Aujourd'hui, la protection de la santé publique est organisée autour de cinq grands pôles : produits de santé, dans lequel intervient l'Agence nationale de sécurité du médicament (ANSM) ; pratiques médicales avec la Haute Autorité de santé (HAS) et l'Agence de la biomédecine ; sécurité sanitaire du milieu de vie, avec l'Agence nationale de la sécurité sanitaire de l'alimentation, de l'environnement et du travail (ANSES) et l'Institut national de l'environnement industriel et des risques (INERIS) ; radioprotection et nucléaire, où interviennent l'Autorité de sûreté nucléaire (ASN) et l'Institut de radioprotection et de sûreté nucléaire (IRSN) ; et enfin, un pôle axé sur la population, avec la surveillance épidémiologique et la prévention, assurées par cette nouvelle agence, l'Agence nationale de santé publique.

L'organisation de ce pôle « population-santé publique » se veut comparable à celle des grands modèles internationaux – le modèle américain, avec le fameux Center for disease control and prevention (CDC), et les modèles québécois et anglais –, en intégrant ce qui relève de l'épidémiologie, mais aussi de la prévention et de l'éducation.

L'arrivée de la fièvre Zika est un exemple typique de la valeur ajoutée de l'Agence. L'INVS a identifié le premier cas en Martinique et en Guyane, puis elle a assuré le suivi épidémiologique ; l'EPRUS a été capable, grâce à sa réserve sanitaire de plus de 2 000 personnes, d'envoyer directement sur le site des professionnels de santé ; et l'INPES a conduit des actions de prévention et d'éducation sur l'infection par le virus du Zika. Il est donc beaucoup plus simple d'assurer le continuum de l'action, depuis la veille jusqu'à l'envoi sur le terrain de professionnels, sans oublier la prévention, grâce à l'intervention d'une seule agence plutôt que de trois agences distinctes qu'il faut coordonner. Ainsi, le conseil d'administration et son président devront s'assurer de la bonne synergie des missions des anciennes agences afin que la fusion des trois établissements garantisse une réelle valeur ajoutée.

Deuxième point sur lequel je serai particulièrement vigilant : nous devrons être capables de mettre en place des soutiens méthodologiques. Je prends l'exemple du sida, sur lequel je sais qu'il y a des spécialistes ici. Le CDC a été capable d'identifier l'arrivée du sida aux États-Unis à partir de moins de dix cas qui présentaient trois particularités : une pathologie inconnue sur le territoire américain ; une pathologie classique, le syndrome de Kaposi connu en Afrique, qui frappait une population blanche ; une population blanche qui présentait une préférence sexuelle. Cela veut dire que nous devons être capables de repérer des signaux faibles. Or pour repérer des signaux extrêmement faibles, il nous faut mettre au point de nouvelles techniques, non que les techniques actuelles soient mauvaises, mais nous devrons continuer cette recherche en lien avec les organismes de recherche méthodologique.

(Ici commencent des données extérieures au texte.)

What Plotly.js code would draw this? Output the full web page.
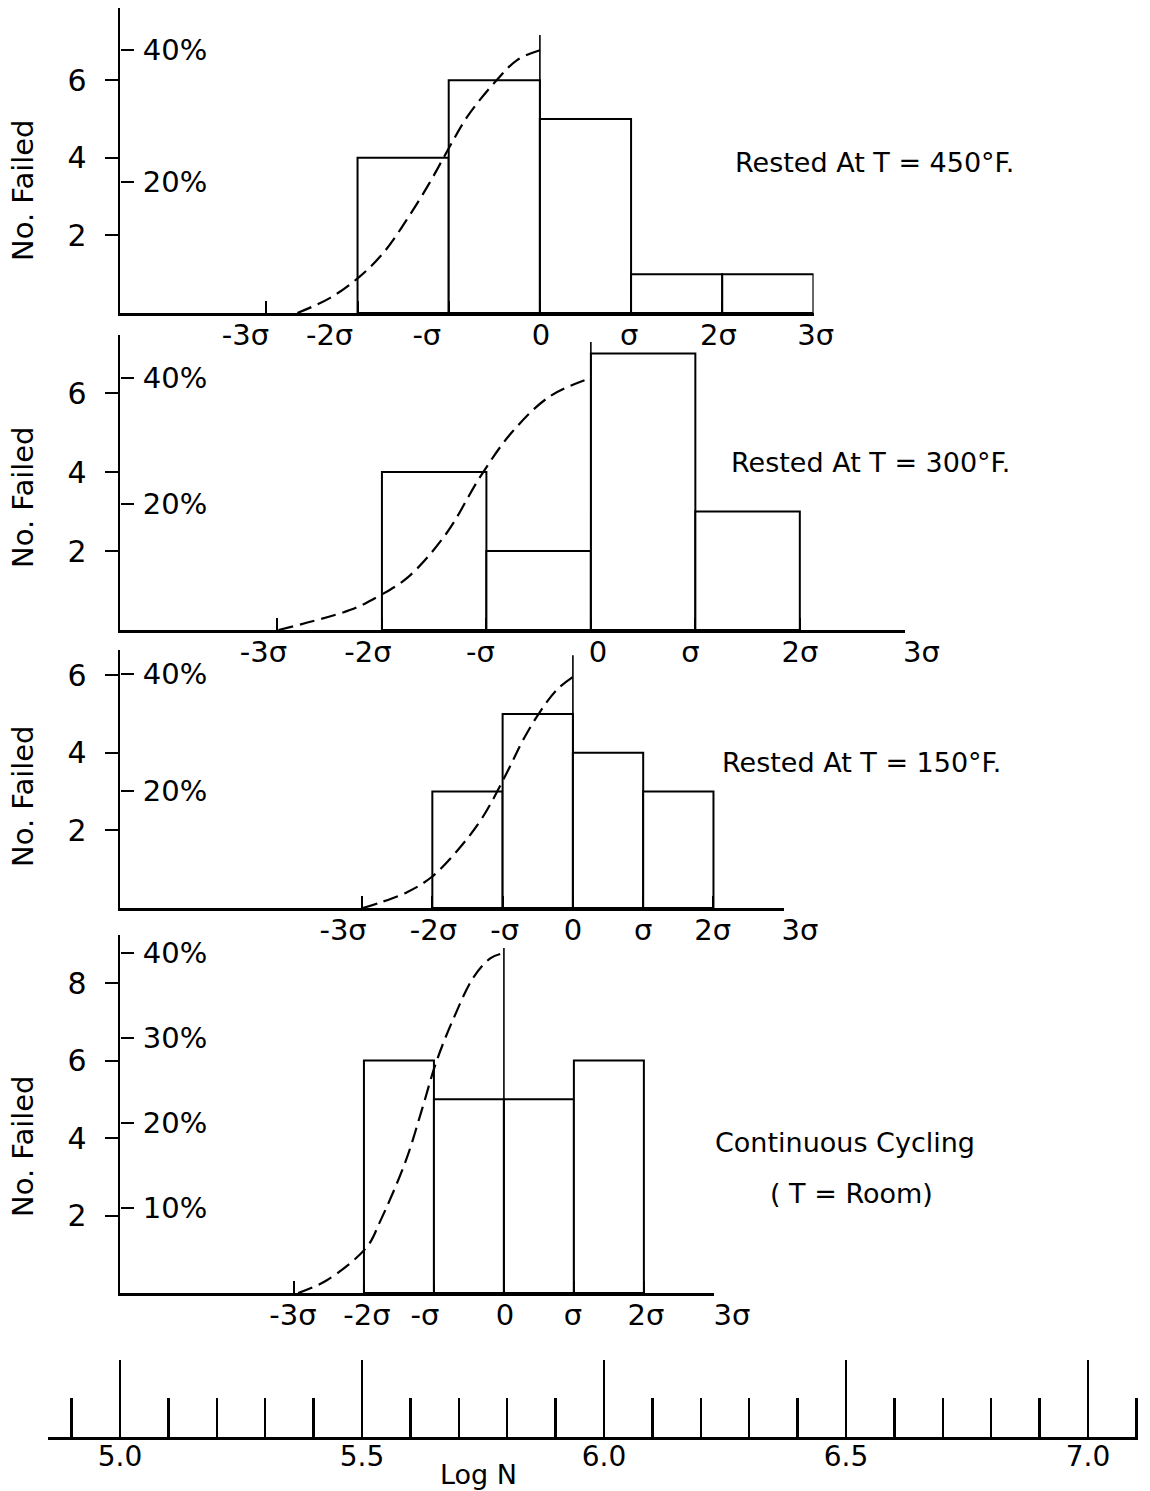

Enfin, le programme de travail de l'Agence nationale de santé publique est structuré autour de cinq axes stratégiques – déterminants de santé, populations, pathologies, interventions et territoires, infrastructures – regroupant 28 programmes. L'axe 5 « infrastructures » décline un programme « stratégies scientifique et internationale ». Le rôle du conseil d'administration sera de suivre la mise en place de cette programmation.